Em seus aniversários a Rua da Amargura onde morava era toda enfeitada. Em 31/07/1916 quando ele completou sessenta anos, vários discursos foram ali proferido sendo o que mais o emocionou foi o da menina Edith Silveira com o menino José Galvão Bicalho que lhe ofereceram um ramalhete de flores.  Á missa de ação de graças comparecia quase toda população brejeira.

Afirmam os médicos que o câncer é uma das doenças mais cruéis e que mais atormenta o organismo do homem. Como corolário aos que vieram ao mundo em missão santificada, o padre Augusto Prudêncio da Silva colhido que foi pela doença, muito sofreu. Jamais a amaldiçoou. Ao contrário, cansado, com 74 anos, vergava agora sob o peso inclemente das dores que nem mesmo a agulhada de morfina conseguia conter. Nestes momentos de dores extensas seus olhos azuis lacrimejavam e ele delirava. Em seu delírio de frases desconexas o que se ouvia entre um gemido e outro eram “Senhor”... “Maria”... “Estou”... “Aqui”... ”Abade”... “Confessor”...
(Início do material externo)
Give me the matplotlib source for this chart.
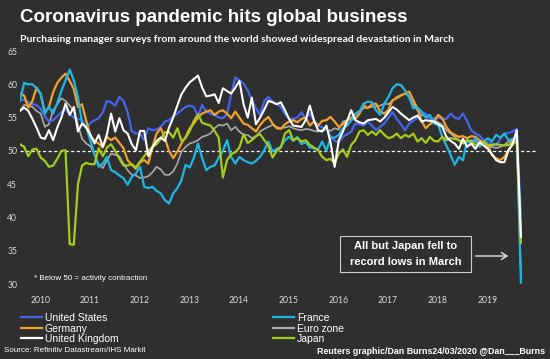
import matplotlib
matplotlib.use("Agg")
import matplotlib.pyplot as plt
from matplotlib.patches import Rectangle

# monthly PMI readings, Feb 2010 .. Mar 2020
us = [57.8, 57.6, 57.3, 57.0, 56.9, 56.3, 55.2, 54.4, 54.6, 55.2, 55.8,
      56.3, 55.5, 55.0, 54.8, 54.6, 53.4, 54.2, 54.6, 54.9, 55.8, 57.5, 57.3,
      56.8, 58.1, 57.5, 55.8, 53.0, 52.6, 52.6, 51.6, 53.4, 53.1, 53.2, 53.6,
      54.4, 54.6, 55.2, 55.6, 56.1, 56.6, 56.8, 56.6, 55.2, 56.9, 55.9, 55.6,
      55.4, 55.0, 54.9, 55.5, 58.5, 61.0, 60.6, 60.1, 59.1, 57.6, 56.4, 55.4,
      57.5, 58.1, 57.4, 57.1, 56.6, 55.5, 54.8, 54.8, 55.0, 55.8, 54.8, 55.6,
      54.5, 53.8, 53.5, 53.3, 52.3, 51.5, 51.3, 52.1, 52.5, 52.9, 54.1, 54.0,
      53.8, 54.4, 53.8, 53.1, 53.6, 54.1, 55.0, 55.8, 54.8, 54.0, 53.1, 54.1,
      54.5, 55.0, 55.8, 55.6, 54.8, 54.9, 55.0, 54.8, 54.8, 55.6, 55.0, 54.8,
      55.6, 54.5, 53.1, 52.6, 52.3, 51.6, 51.3, 51.0, 50.8, 51.8, 52.6, 52.7,
      52.9, 53.3, 40.5]

germany = [58.6, 58.3, 56.5, 57.5, 59.5, 58.5, 55.8, 56.6, 58.8, 60.2, 61.0,
           61.6, 60.5, 59.3, 56.6, 57.0, 54.5, 52.3, 51.5, 51.1, 50.5, 52.1, 51.6,
           52.0, 51.2, 50.4, 48.6, 47.9, 47.3, 48.3, 48.6, 48.1, 50.6, 52.6, 53.4,
           51.9, 50.0, 48.9, 49.9, 51.1, 52.1, 53.4, 54.1, 55.0, 55.6, 55.9, 56.1,
           55.4, 55.9, 56.1, 55.6, 54.9, 55.9, 55.0, 54.1, 53.9, 53.4, 52.9, 53.9,
           54.6, 55.1, 54.1, 53.4, 53.3, 54.0, 54.4, 54.6, 54.3, 54.8, 55.0, 53.8,
           54.4, 53.8, 54.5, 54.6, 55.1, 54.4, 53.6, 54.0, 54.5, 54.9, 54.8, 55.6,
           56.9, 56.4, 57.0, 57.1, 55.9, 55.6, 56.2, 57.6, 57.9, 58.3, 58.6, 58.9,
           57.6, 56.4, 54.5, 53.4, 54.0, 54.4, 55.4, 54.9, 53.6, 52.8, 52.4, 52.1,
           52.2, 51.9, 52.2, 52.1, 51.6, 51.2, 50.9, 49.4, 48.9, 48.6, 49.1, 50.1,
           50.9, 51.8, 37.2]

uk = [56.0, 56.5, 56.0, 54.8, 53.5, 52.0, 51.8, 53.1, 51.6, 53.5, 55.0,
      57.1, 55.4, 56.6, 52.9, 54.1, 53.5, 52.4, 51.1, 52.4, 50.6, 52.5, 55.6,
      52.9, 54.9, 53.1, 52.6, 51.0, 50.1, 53.0, 53.0, 49.2, 50.5, 51.5, 52.0,
      51.5, 53.5, 55.0, 56.8, 58.5, 59.5, 60.3, 60.8, 61.3, 59.5, 58.2, 58.3,
      58.5, 57.2, 59.4, 59.0, 58.6, 59.5, 60.5, 57.0, 55.0, 58.0, 54.0, 55.0,
      56.2, 57.5, 57.3, 57.0, 57.3, 56.1, 54.8, 53.8, 53.7, 53.6, 54.6, 56.8,
      54.6, 53.1, 52.9, 53.8, 51.3, 47.6, 51.6, 52.9, 54.5, 56.1, 54.6, 54.3,
      54.1, 54.6, 54.7, 54.8, 54.4, 55.0, 55.8, 56.6, 56.2, 55.6, 55.1, 54.6,
      55.0, 55.3, 54.4, 54.6, 54.5, 54.4, 54.0, 53.6, 52.1, 51.5, 51.1, 50.3,
      51.8, 50.6, 51.1, 50.3, 51.3, 50.8, 50.3, 49.5, 48.6, 48.3, 48.3, 50.1,
      51.1, 53.1, 37.1]

france = [57.5, 60.2, 60.0, 60.0, 59.4, 58.6, 55.6, 56.6, 55.6, 57.2, 59.0,
          60.6, 62.2, 60.6, 58.1, 54.1, 53.6, 51.5, 49.5, 47.6, 48.1, 49.1, 47.1,
          46.8, 46.3, 45.9, 44.9, 46.1, 46.6, 47.6, 44.6, 44.4, 44.6, 44.0, 43.6,
          42.6, 42.1, 43.6, 44.4, 45.6, 47.9, 47.5, 49.0, 51.1, 48.9, 47.1, 47.6,
          47.8, 49.0, 50.0, 51.6, 49.1, 48.1, 49.1, 48.6, 48.3, 48.1, 48.5, 49.1,
          50.1, 51.4, 49.9, 50.3, 50.6, 51.6, 52.1, 51.5, 52.1, 51.0, 51.3, 50.5,
          50.4, 50.2, 51.4, 50.0, 51.9, 52.0, 52.4, 53.4, 53.8, 54.5, 55.5, 55.9,
          57.1, 57.4, 57.3, 56.1, 55.4, 57.1, 58.1, 59.4, 60.0, 59.9, 59.1, 58.0,
          56.4, 56.5, 55.9, 55.0, 55.4, 54.1, 53.9, 52.1, 50.8, 49.4, 47.9, 49.1,
          48.6, 51.6, 51.0, 51.9, 50.6, 51.4, 51.9, 51.4, 52.4, 52.0, 52.6, 51.6,
          51.8, 52.0, 30.2]

euro_zone = [56.1, 56.9, 56.8, 56.6, 56.0, 55.6, 53.6, 54.0, 56.1, 57.0, 57.9,
             57.5, 56.8, 56.0, 53.9, 51.8, 51.1, 50.7, 49.5, 48.0, 47.4, 48.6, 49.6,
             49.4, 49.2, 48.1, 47.1, 46.4, 46.3, 45.9, 46.0, 46.2, 46.8, 47.6, 47.2,
             46.4, 46.4, 46.9, 48.1, 49.9, 50.6, 51.1, 51.3, 51.6, 52.1, 52.3, 52.6,
             53.4, 53.9, 53.8, 54.1, 53.1, 53.6, 52.9, 52.4, 52.4, 51.9, 52.2, 52.9,
             53.3, 53.6, 53.9, 53.6, 53.4, 53.5, 53.7, 53.4, 53.2, 53.1, 53.3, 53.2,
             53.0, 52.9, 53.1, 53.2, 53.0, 53.4, 53.2, 54.4, 54.6, 55.0, 55.6, 56.0,
             56.4, 56.5, 56.6, 56.7, 56.8, 57.1, 57.0, 57.6, 58.1, 58.4, 58.6, 58.2,
             57.0, 56.1, 55.4, 55.2, 54.9, 54.6, 54.3, 53.9, 53.1, 52.6, 52.1, 51.6,
             51.5, 51.4, 51.6, 51.4, 51.1, 50.9, 50.6, 50.6, 50.4, 50.6, 50.9, 51.4,
             51.6, 51.9, 31.4]

japan = [51.0, 50.6, 49.2, 50.2, 50.3, 49.0, 48.5, 47.6, 47.8, 48.8, 50.0,
         50.1, 36.0, 35.9, 45.0, 47.8, 48.2, 48.0, 48.0, 50.4, 49.2, 50.5, 51.0,
         50.0, 48.8, 47.8, 47.8, 48.0, 47.5, 48.4, 49.2, 50.0, 50.6, 51.0, 51.8,
         52.8, 52.8, 52.0, 53.4, 51.5, 51.9, 53.0, 54.5, 55.5, 54.2, 54.0, 53.8,
         53.0, 52.0, 46.0, 48.6, 49.5, 49.8, 50.5, 52.5, 51.2, 51.6, 52.2, 52.5,
         51.6, 50.8, 49.0, 50.0, 50.5, 52.6, 53.1, 51.6, 51.9, 51.4, 51.6, 50.9,
         50.5, 50.1, 49.1, 48.6, 48.8, 48.1, 49.6, 50.2, 49.1, 50.9, 51.6, 52.9,
         53.1, 52.4, 52.9, 52.4, 53.1, 52.4, 51.9, 52.1, 52.6, 51.9, 52.4, 52.1,
         52.6, 51.4, 51.9, 51.2, 52.1, 51.5, 51.4, 52.1, 51.6, 51.9, 51.8, 51.6,
         51.1, 51.6, 51.4, 50.9, 51.0, 51.4, 50.8, 50.9, 51.0, 50.9, 50.8, 50.9,
         51.4, 51.2, 36.2]

years = list(range(2010, 2020))
yticks = [30, 35, 40, 45, 50, 55, 60, 65]

series = [
    ("Euro zone", euro_zone, "#ababab", 1.2),
    ("United States", us, "#4466ee", 1.6),
    ("Germany", germany, "#f2a22c", 1.6),
    ("France", france, "#1fb6e4", 1.6),
    ("Japan", japan, "#a5cc1c", 1.6),
    ("United Kingdom", uk, "#ffffff", 1.5),
]
legend_order = ["United States", "Germany", "United Kingdom",
                "France", "Euro zone", "Japan"]

bg = "#2f2f2f"
W, H = 550, 359
fig = plt.figure(figsize=(W / 100, H / 100), dpi=100, facecolor=bg)


def fx(px):
    return px / W


def fy(py):
    return 1 - py / H


ax = fig.add_axes([fx(20), fy(284), fx(537) - fx(20), fy(51) - fy(284)])
ax.set_facecolor(bg)

n = len(uk)
t = [2010 + (i + 1) / 12 for i in range(n)]

handles = {}
for name, vals, col, lw in series:
    ln, = ax.plot(t, vals, color=col, lw=lw, label=name, solid_joinstyle="round")
    handles[name] = ln

ax.axhline(50, color="white", lw=0.9, ls=(0, (2.5, 2)), zorder=0)

ax.set_xlim(t[0], 2020.49)
ax.set_ylim(30, 65)
ax.set_yticks(yticks)
ax.set_xticks([y + 0.49 for y in years])
ax.set_xticklabels([str(y) for y in years])
for s in ax.spines.values():
    s.set_visible(False)
ax.tick_params(length=0, colors="#dcdcdc", labelsize=6.2)
ax.tick_params(axis="x", pad=8.5)
ax.tick_params(axis="y", pad=2)
for lab in ax.get_xticklabels() + ax.get_yticklabels():
    lab.set_family("Lato")

fig.text(fx(20), fy(17), "Coronavirus pandemic hits global business",
         color="white", fontsize=13.5, fontweight="bold",
         family="Liberation Sans", va="center", ha="left")
fig.text(fx(20), fy(39),
         "Purchasing manager surveys from around the world showed widespread devastation in March",
         color="white", fontsize=7.45, fontweight="bold", family="Lato",
         va="center", ha="left")

fig.text(fx(34), fy(279), "* Below 50 = activity contraction", color="white",
         fontsize=5.8, family="Liberation Sans", va="center", ha="left")

# callout
fig.patches.append(Rectangle((fx(340), fy(272)), fx(471) - fx(340), fy(236) - fy(272),
                             transform=fig.transFigure, facecolor=bg,
                             edgecolor="#cfcfcf", lw=0.8, zorder=5))
fig.text(fx(405.5), fy(246), "All but Japan fell to", color="white", fontsize=8.0,
         fontweight="bold", family="Liberation Sans", ha="center", va="center", zorder=6)
fig.text(fx(405.5), fy(262), "record lows in March", color="white", fontsize=8.0,
         fontweight="bold", family="Liberation Sans", ha="center", va="center", zorder=6)
fig.add_artist(matplotlib.patches.FancyArrowPatch(
    (fx(473), fy(256)), (fx(511), fy(256)), transform=fig.transFigure,
    arrowstyle="->,head_length=4,head_width=2.5", color="#e6e6e6", lw=1.0))

leg = fig.legend([handles[k] for k in legend_order], legend_order,
                 loc="upper left", bbox_to_anchor=(fx(21), fy(313)), ncol=2,
                 frameon=False, fontsize=7.5, handlelength=2.0,
                 handletextpad=0.3, labelspacing=0.05, columnspacing=14.8,
                 borderaxespad=0, borderpad=0)
for txt in leg.get_texts():
    txt.set_color("white")
    txt.set_family("Liberation Sans")
for ln in leg.get_lines():
    ln.set_linewidth(1.6)

fig.text(fx(4), fy(351), "Source: Refinitiv Datastream/IHS Markit", color="white",
         fontsize=5.8, family="Liberation Sans", va="center", ha="left")
fig.text(fx(545), fy(351), "Reuters graphic/Dan Burns24/03/2020 @Dan___Burns",
         color="white", fontsize=6.4, fontweight="bold", family="Liberation Sans",
         va="center", ha="right")

fig.savefig("out.png", dpi=100, facecolor=bg)
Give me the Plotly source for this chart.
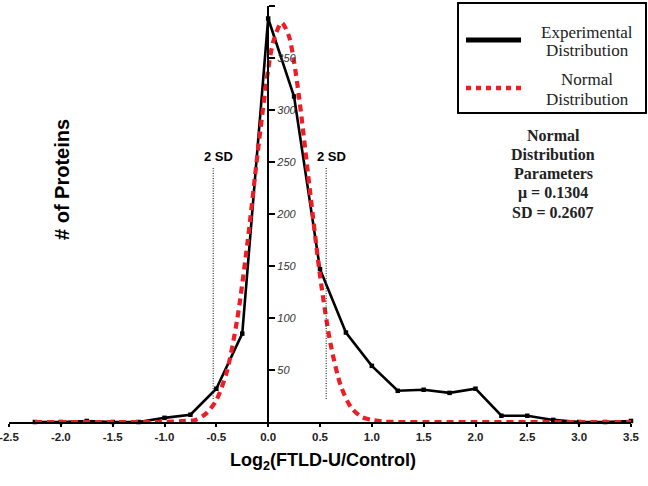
import plotly.graph_objects as go

# experimental distribution, bin centres every 0.25 log2 units
exp_x = [-2.25, -2.0, -1.75, -1.5, -1.25, -1.0, -0.75, -0.5, -0.25, 0.0, 0.25, 0.5,
         0.75, 1.0, 1.25, 1.5, 1.75, 2.0, 2.25, 2.5, 2.75, 3.0, 3.25, 3.5]
exp_counts = [0, 0, 1, 0, 0, 4, 7, 32, 85, 388, 313, 147,
              86, 54, 30, 31, 28, 32, 6, 6, 2, 0, 0, 1]

# fitted normal curve
norm_x = [-2.25, -1.5, -1.0, -0.8, -0.7, -0.6, -0.5, -0.4, -0.3, -0.2, -0.1, 0.0, 0.05,
          0.13, 0.2, 0.25, 0.3, 0.4, 0.5, 0.6, 0.7, 0.8, 0.9, 1.0, 1.1, 1.25, 2.0, 3.0, 3.5]
norm_counts = [0, 0, 0, 1, 2, 8, 21, 48, 98, 172, 260, 339, 366,
               384, 371, 346, 311, 225, 141, 76, 35, 14, 5, 2, 0.5, 0, 0, 0, 0]

mu = 0.1304
sd = 0.2607

# the two "2 SD" marker lines
sd_marks = [-0.53, 0.56]
sd_mark_top = 245
sd_mark_bottom = 22

x_ticks = [-2.5, -2.0, -1.5, -1.0, -0.5, 0.0, 0.5, 1.0, 1.5, 2.0, 2.5, 3.0, 3.5]
y_ticks = [50, 100, 150, 200, 250, 300, 350, 400]

W, H = 648, 486
L, R, T, B = 9, 17, 6, 64


def px(x):
    # pixel -> paper x
    return (x - L) / (W - L - R)


def py(y):
    # pixel -> paper y
    return (H - B - y) / (H - T - B)


fig = go.Figure()

fig.add_trace(go.Scatter(
    x=exp_x, y=exp_counts, mode='lines+markers',
    line=dict(color='black', width=2.6),
    marker=dict(symbol='square', size=4.5, color='black'),
    cliponaxis=False, showlegend=False))

fig.add_trace(go.Scatter(
    x=norm_x, y=norm_counts, mode='lines',
    line=dict(color='#ee1c24', width=4.2, dash='7px,5px', shape='spline', smoothing=0.8),
    cliponaxis=False, showlegend=False))

shapes = []
annotations = []

for xm in sd_marks:
    shapes.append(dict(type='line', xref='x', yref='y', x0=xm, x1=xm,
                       y0=sd_mark_bottom, y1=sd_mark_top,
                       line=dict(color='#333333', width=1.2, dash='1px,1.5px')))
    annotations.append(dict(x=xm + 0.05, y=sd_mark_top + 10, xref='x', yref='y',
                            text='<b>2 SD</b>', showarrow=False, yanchor='middle',
                            font=dict(family='Arial', size=13, color='black')))

# legend box drawn by hand
shapes.append(dict(type='rect', xref='paper', yref='paper',
                   x0=px(458), x1=px(646), y0=py(113), y1=py(3),
                   line=dict(color='black', width=2)))
shapes.append(dict(type='line', xref='paper', yref='paper',
                   x0=px(466), x1=px(521), y0=py(40), y1=py(40),
                   line=dict(color='black', width=5)))
shapes.append(dict(type='line', xref='paper', yref='paper',
                   x0=px(466), x1=px(523), y0=py(88), y1=py(88),
                   line=dict(color='#ee1c24', width=4.5, dash='5px,5px')))

serif = 'Liberation Serif'
legend_lines = [('Experimental', 32), ('Distribution', 51), ('Normal', 79), ('Distribution', 99)]
for txt, y in legend_lines:
    annotations.append(dict(x=px(587), y=py(y), xref='paper', yref='paper', text=txt,
                            showarrow=False, xanchor='center', yanchor='middle',
                            font=dict(family=serif, size=17, color='#222222')))

param_lines = ['Normal', 'Distribution', 'Parameters', f'μ = {mu}', f'SD = {sd}']
for i, txt in enumerate(param_lines):
    annotations.append(dict(x=px(553), y=py(135 + 19.3 * i), xref='paper', yref='paper',
                            text=f'<b>{txt}</b>', showarrow=False,
                            xanchor='center', yanchor='middle',
                            font=dict(family=serif, size=16, color='#222222')))

annotations.append(dict(x=px(62), y=py(180), xref='paper', yref='paper',
                        text='<b># of Proteins</b>', textangle=-90, showarrow=False,
                        xanchor='center', yanchor='middle',
                        font=dict(family='Arial', size=20, color='black')))
annotations.append(dict(x=px(323), y=py(461), xref='paper', yref='paper',
                        text='<b>Log<sub>2</sub>(FTLD-U/Control)</b>', showarrow=False,
                        xanchor='center', yanchor='middle',
                        font=dict(family='Arial', size=18, color='black')))

fig.update_layout(
    width=W, height=H,
    margin=dict(l=L, r=R, t=T, b=B, autoexpand=False),
    paper_bgcolor='white', plot_bgcolor='white',
    shapes=shapes, annotations=annotations,
    xaxis=dict(range=[-2.5, 3.5], tickvals=x_ticks,
               ticktext=[f'{v:.1f}' for v in x_ticks],
               showgrid=False, zeroline=False, showline=True,
               linecolor='black', linewidth=2, ticks='outside', ticklen=3,
               tickwidth=1.5, tickcolor='black', ticklabeloverflow='allow',
               tickfont=dict(family='Arial', size=11.5, color='#222222', weight='bold')),
    yaxis=dict(range=[0, 400], tickvals=y_ticks, showgrid=False, zeroline=False,
               anchor='free', position=2.5 / 6, side='right',
               showline=True, linecolor='black', linewidth=2,
               ticks='outside', ticklen=6, tickwidth=1.5, tickcolor='black',
               tickfont=dict(family='Arial', size=11, color='#333333', style='italic')),
)

# drop the default page margin so the figure sits at the window's top-left corner
fig.write_html("out.html", config={'displayModeBar': False},
               post_script="document.body.style.margin='0px';")
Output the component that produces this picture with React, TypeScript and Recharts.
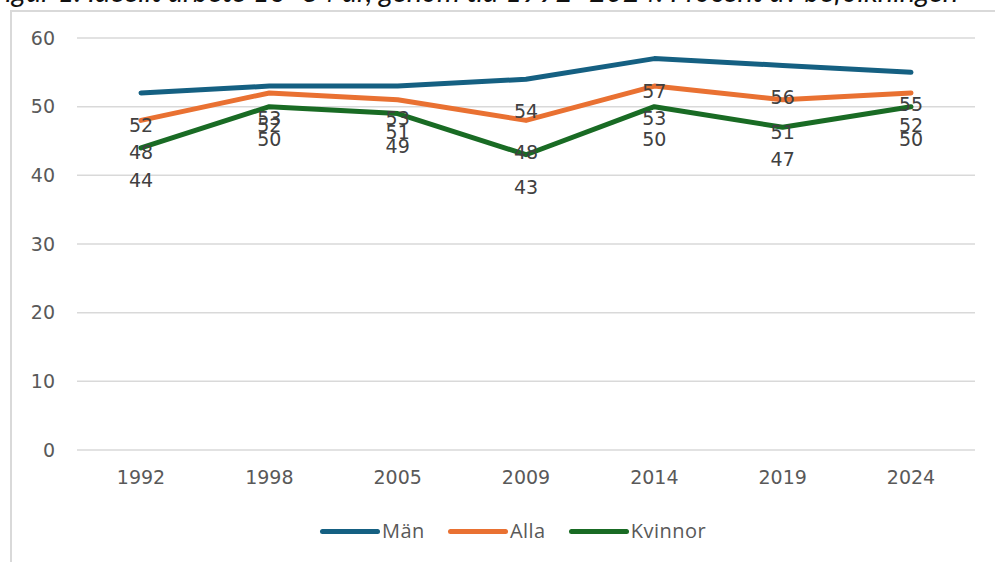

A folhinha marcava 17 de março do ano de 1931. Um velho patacão talhado em madeira localizado em sua cabeceira assinalava 15 horas e 23 minutos, quando o Padre Augusto Prudêncio da Silva deu o seu último suspiro após receber a extrema unção que lhe foi dada pelo Cônego Marcos Premonstatense, Salineiro, de origem belga.

Ninguém ali queria acreditar que um ser tão bondoso fosse colhido nas malhas da morte. O imenso cortejo o levaria de novo à velha Matriz onde merecidamente frui o repouso dos justos. Sim, apenas repousa, por que os justos e bons não dormem, jamais.

E tenho dito.

*Enoque Alves Rodrigues nasceu no Brejo das Almas.